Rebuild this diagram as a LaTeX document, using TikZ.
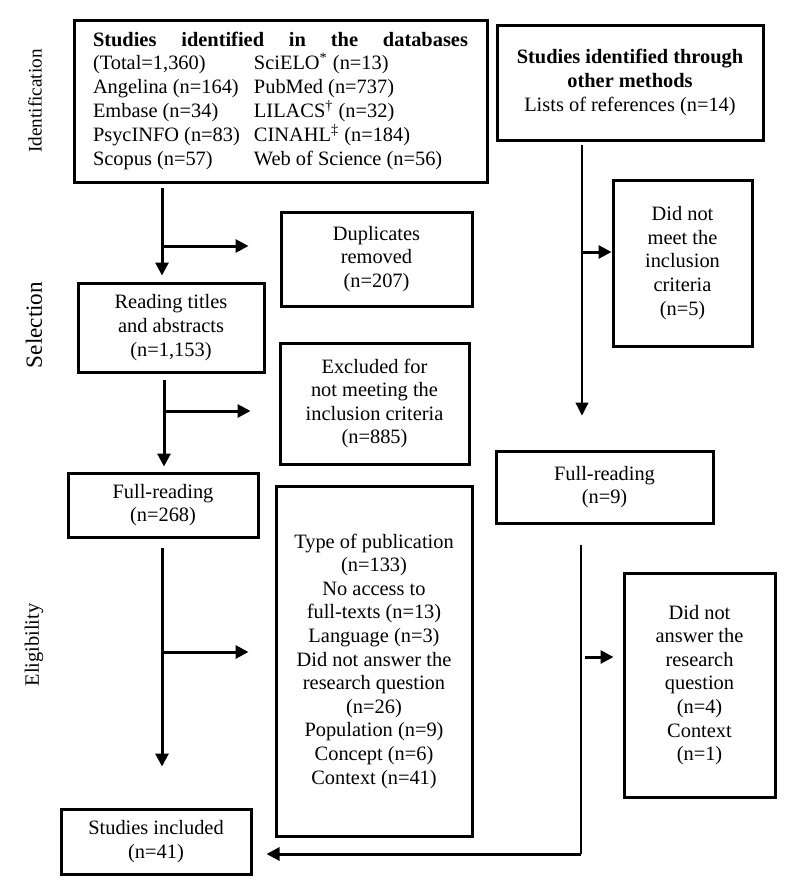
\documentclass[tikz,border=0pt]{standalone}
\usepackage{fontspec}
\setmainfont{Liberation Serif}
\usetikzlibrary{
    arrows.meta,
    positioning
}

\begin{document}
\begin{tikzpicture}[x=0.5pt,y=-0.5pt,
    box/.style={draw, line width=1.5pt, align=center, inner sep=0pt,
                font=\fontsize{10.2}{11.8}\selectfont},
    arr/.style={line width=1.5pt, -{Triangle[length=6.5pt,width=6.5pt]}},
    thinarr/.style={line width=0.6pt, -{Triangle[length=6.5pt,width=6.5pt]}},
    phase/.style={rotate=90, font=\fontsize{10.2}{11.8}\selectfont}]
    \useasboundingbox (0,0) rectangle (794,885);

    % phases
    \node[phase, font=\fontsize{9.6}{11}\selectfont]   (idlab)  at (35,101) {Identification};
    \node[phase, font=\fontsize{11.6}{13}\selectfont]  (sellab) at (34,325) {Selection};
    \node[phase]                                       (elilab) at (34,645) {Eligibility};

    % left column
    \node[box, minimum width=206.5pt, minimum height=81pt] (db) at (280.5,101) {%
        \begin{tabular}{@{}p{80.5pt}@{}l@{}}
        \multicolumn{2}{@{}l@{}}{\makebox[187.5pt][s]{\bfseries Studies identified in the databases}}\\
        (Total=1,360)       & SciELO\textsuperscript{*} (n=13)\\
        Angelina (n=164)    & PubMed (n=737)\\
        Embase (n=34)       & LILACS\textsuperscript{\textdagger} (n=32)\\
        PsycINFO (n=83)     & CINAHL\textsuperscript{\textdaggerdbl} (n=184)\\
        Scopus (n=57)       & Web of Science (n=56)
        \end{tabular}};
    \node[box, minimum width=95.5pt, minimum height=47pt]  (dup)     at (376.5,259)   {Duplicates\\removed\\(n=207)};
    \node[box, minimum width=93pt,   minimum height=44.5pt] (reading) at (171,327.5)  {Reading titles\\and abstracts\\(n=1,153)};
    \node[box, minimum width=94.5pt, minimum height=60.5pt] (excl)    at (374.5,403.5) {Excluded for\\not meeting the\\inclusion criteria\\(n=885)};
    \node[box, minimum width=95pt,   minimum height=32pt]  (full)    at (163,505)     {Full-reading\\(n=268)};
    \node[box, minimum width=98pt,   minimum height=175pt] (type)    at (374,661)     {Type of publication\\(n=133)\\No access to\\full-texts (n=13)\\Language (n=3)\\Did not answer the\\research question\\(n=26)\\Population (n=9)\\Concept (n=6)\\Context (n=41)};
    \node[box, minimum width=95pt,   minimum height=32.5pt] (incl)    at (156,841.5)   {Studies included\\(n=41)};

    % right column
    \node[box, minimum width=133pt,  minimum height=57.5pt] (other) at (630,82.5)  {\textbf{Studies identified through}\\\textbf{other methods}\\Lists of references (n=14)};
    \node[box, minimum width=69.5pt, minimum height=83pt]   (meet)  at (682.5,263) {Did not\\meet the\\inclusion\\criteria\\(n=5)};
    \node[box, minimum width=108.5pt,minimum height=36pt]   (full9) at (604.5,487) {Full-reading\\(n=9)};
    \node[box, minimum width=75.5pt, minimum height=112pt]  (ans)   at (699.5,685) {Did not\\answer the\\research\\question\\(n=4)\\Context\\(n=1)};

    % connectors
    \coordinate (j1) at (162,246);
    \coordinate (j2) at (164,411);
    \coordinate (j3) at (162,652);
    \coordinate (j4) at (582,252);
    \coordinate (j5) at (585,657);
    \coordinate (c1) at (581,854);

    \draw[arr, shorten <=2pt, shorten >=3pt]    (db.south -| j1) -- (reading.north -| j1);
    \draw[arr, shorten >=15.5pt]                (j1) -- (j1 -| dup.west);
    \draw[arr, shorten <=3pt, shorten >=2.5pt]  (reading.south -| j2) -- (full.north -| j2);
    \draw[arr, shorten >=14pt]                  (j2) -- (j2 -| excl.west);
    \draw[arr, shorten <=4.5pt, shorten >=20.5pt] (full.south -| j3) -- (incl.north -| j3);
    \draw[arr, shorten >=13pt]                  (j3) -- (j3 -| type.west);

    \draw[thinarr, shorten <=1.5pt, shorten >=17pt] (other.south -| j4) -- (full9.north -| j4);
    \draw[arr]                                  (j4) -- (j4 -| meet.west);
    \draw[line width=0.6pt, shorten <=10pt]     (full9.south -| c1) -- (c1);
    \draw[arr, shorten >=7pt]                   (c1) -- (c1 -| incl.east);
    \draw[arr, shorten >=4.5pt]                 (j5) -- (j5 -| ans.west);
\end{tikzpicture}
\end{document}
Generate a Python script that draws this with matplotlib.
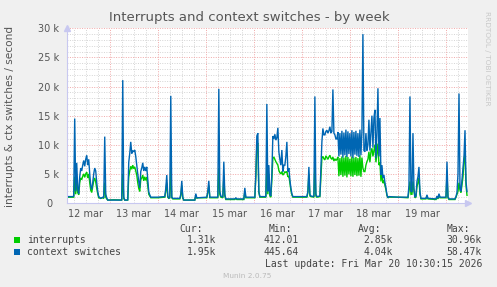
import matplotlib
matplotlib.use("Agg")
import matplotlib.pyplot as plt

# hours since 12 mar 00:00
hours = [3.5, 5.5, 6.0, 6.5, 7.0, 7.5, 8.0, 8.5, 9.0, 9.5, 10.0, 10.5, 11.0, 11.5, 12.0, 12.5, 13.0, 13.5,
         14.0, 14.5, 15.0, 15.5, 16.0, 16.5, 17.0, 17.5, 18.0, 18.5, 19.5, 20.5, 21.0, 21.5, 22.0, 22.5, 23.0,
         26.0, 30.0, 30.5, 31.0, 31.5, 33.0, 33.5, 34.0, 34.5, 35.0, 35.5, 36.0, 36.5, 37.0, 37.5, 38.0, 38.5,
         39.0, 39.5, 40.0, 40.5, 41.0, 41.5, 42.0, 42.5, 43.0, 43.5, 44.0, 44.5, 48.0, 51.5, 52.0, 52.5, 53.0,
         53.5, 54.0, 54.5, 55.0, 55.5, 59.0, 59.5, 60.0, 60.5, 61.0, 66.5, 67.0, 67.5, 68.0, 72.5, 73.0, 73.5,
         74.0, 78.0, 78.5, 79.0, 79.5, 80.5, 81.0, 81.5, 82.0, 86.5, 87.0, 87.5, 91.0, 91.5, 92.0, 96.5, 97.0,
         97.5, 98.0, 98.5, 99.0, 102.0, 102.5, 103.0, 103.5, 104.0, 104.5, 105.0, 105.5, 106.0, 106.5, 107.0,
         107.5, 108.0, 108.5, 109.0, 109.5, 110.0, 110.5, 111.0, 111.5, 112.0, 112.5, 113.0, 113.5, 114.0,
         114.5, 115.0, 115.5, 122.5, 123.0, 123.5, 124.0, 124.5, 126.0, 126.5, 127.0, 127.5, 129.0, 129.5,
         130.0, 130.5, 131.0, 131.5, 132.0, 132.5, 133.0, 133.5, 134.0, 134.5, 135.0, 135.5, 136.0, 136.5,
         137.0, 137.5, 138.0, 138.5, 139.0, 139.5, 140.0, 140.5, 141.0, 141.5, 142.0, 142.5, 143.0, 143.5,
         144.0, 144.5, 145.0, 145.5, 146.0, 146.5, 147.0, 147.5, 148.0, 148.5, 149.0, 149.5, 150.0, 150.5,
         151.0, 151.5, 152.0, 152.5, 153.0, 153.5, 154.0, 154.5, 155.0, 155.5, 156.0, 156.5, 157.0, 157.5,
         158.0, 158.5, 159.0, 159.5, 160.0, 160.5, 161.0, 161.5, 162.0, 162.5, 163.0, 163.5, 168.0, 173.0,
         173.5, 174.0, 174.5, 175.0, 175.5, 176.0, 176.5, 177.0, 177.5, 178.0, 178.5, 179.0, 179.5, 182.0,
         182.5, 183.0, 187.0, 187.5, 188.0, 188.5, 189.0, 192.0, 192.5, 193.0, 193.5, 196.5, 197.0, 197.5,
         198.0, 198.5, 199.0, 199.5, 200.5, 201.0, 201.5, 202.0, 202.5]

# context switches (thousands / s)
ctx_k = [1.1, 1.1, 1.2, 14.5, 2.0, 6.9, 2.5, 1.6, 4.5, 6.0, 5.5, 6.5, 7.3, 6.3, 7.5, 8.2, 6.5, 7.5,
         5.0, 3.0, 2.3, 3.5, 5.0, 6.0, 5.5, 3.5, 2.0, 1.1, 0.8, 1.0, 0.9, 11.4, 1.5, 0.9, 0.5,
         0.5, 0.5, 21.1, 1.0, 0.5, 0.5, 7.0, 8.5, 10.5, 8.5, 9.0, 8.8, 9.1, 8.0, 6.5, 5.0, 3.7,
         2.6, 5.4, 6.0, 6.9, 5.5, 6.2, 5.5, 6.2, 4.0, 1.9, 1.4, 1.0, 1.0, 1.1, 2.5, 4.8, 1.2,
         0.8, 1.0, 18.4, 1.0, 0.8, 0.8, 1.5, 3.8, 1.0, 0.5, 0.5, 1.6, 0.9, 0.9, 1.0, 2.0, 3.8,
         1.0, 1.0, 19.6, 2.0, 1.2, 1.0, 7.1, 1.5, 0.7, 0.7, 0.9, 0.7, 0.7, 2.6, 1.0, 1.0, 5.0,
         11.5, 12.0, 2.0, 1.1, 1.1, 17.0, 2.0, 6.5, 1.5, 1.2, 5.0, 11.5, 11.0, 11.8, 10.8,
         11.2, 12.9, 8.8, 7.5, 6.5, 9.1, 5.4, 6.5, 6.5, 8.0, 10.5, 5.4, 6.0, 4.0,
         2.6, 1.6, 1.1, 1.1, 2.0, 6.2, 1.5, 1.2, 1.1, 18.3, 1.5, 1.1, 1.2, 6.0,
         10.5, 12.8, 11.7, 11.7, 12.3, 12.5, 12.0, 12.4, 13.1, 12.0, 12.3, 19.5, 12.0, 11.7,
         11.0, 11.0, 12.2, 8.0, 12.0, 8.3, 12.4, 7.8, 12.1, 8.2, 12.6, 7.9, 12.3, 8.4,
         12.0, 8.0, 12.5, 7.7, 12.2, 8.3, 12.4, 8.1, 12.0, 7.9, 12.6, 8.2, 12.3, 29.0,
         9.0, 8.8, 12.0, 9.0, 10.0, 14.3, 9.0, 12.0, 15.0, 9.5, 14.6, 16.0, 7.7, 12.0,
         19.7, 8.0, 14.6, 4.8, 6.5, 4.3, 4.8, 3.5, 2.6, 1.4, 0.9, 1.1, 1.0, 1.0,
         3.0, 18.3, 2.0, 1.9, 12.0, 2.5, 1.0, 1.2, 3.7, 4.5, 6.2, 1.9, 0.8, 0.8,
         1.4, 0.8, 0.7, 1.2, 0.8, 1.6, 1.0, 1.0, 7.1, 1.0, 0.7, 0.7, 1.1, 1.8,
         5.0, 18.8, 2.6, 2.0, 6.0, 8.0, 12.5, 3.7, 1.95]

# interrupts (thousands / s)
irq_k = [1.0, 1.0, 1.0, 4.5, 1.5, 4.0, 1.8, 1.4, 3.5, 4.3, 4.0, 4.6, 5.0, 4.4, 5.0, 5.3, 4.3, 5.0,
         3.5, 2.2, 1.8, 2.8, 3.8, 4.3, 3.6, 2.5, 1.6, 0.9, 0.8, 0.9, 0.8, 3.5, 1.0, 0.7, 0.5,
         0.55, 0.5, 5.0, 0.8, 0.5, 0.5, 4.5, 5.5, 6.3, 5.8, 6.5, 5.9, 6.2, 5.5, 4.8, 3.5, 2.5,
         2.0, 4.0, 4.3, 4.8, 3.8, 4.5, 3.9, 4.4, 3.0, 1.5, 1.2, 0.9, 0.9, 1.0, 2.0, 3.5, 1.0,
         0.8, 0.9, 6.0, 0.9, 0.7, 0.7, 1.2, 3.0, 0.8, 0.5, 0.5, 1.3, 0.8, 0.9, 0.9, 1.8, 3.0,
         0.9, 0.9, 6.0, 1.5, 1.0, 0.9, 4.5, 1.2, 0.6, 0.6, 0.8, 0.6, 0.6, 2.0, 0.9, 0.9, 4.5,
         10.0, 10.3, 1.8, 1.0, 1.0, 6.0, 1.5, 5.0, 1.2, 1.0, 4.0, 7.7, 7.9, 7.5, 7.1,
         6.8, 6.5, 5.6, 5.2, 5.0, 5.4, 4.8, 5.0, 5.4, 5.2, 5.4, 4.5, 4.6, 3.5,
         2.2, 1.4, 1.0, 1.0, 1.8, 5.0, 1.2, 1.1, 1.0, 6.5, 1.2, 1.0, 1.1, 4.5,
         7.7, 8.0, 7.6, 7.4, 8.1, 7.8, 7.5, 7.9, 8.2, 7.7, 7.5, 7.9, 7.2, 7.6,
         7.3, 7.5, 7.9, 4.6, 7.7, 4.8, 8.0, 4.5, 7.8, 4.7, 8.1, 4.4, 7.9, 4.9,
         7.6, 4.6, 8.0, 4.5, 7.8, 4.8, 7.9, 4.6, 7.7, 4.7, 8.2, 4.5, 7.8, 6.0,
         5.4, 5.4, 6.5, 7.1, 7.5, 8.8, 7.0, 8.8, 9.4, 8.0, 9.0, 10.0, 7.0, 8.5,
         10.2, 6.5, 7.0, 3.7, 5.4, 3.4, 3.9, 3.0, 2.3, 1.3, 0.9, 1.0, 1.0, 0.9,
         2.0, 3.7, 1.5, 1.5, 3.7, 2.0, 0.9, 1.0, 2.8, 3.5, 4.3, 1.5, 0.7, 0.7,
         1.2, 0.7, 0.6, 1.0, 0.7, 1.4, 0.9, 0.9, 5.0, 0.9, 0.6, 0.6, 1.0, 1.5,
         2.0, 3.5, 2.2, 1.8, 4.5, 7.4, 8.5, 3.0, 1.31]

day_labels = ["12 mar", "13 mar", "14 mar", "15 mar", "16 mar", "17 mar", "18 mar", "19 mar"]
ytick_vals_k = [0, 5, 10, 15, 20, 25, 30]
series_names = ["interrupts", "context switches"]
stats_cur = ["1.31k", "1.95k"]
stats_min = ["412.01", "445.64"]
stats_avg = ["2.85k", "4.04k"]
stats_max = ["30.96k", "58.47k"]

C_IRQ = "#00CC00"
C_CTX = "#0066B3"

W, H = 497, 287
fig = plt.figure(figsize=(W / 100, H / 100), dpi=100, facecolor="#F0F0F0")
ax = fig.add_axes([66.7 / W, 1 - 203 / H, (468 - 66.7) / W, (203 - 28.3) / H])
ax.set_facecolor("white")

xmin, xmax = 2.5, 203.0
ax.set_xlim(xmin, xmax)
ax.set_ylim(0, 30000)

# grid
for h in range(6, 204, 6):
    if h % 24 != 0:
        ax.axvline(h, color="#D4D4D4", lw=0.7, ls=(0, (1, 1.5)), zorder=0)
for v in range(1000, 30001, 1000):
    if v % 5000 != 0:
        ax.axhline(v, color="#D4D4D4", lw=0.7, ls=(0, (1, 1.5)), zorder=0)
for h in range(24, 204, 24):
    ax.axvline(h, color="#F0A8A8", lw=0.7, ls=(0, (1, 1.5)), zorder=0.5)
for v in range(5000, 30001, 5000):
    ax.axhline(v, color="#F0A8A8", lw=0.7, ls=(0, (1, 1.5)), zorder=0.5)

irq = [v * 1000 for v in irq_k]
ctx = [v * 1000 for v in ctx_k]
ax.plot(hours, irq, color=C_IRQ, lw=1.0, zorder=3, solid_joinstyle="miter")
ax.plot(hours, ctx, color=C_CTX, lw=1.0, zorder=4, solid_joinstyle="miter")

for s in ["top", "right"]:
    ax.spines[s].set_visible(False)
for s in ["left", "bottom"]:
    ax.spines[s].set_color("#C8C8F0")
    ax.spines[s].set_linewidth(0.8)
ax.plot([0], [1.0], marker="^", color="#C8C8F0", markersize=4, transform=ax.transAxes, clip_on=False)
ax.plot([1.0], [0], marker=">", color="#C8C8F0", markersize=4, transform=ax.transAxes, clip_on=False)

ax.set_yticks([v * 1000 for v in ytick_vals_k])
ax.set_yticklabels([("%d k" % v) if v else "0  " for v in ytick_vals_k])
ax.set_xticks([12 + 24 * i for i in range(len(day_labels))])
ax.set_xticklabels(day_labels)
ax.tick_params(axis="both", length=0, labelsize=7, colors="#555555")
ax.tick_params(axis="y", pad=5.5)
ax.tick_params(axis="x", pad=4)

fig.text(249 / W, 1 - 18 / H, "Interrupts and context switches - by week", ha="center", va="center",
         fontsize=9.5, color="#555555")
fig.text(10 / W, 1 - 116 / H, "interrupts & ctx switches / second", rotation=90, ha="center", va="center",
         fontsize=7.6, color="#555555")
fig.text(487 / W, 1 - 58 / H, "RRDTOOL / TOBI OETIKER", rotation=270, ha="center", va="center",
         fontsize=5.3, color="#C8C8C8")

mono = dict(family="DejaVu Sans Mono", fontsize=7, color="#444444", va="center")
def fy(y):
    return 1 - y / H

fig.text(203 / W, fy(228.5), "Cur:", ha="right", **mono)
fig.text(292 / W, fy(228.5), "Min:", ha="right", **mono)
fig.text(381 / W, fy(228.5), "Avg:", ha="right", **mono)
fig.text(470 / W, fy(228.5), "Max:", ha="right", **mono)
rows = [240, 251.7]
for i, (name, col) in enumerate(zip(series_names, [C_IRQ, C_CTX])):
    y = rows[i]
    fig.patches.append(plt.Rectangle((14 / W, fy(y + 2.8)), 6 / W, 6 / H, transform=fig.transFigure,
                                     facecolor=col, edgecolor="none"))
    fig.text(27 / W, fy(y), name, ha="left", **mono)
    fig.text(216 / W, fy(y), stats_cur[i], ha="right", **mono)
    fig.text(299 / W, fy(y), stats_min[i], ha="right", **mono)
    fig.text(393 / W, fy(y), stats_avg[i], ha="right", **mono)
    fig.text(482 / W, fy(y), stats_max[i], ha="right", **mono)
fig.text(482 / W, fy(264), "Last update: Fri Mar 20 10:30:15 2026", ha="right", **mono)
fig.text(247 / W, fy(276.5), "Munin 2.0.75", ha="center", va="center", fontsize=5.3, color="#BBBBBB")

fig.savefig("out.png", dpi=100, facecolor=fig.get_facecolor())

--------------------------------------------------

== WORK INSTRUCTIONS ==
Copy exactly the part of the material above that opens with the line containing "Generate a Python" and closes with the line containing "import matplotlib.pyplot as plt", ends included. Drop the images.

== EXERCISE SOLUTION ==
Generate a Python script that draws this with matplotlib.
import matplotlib
matplotlib.use("Agg")
import matplotlib.pyplot as plt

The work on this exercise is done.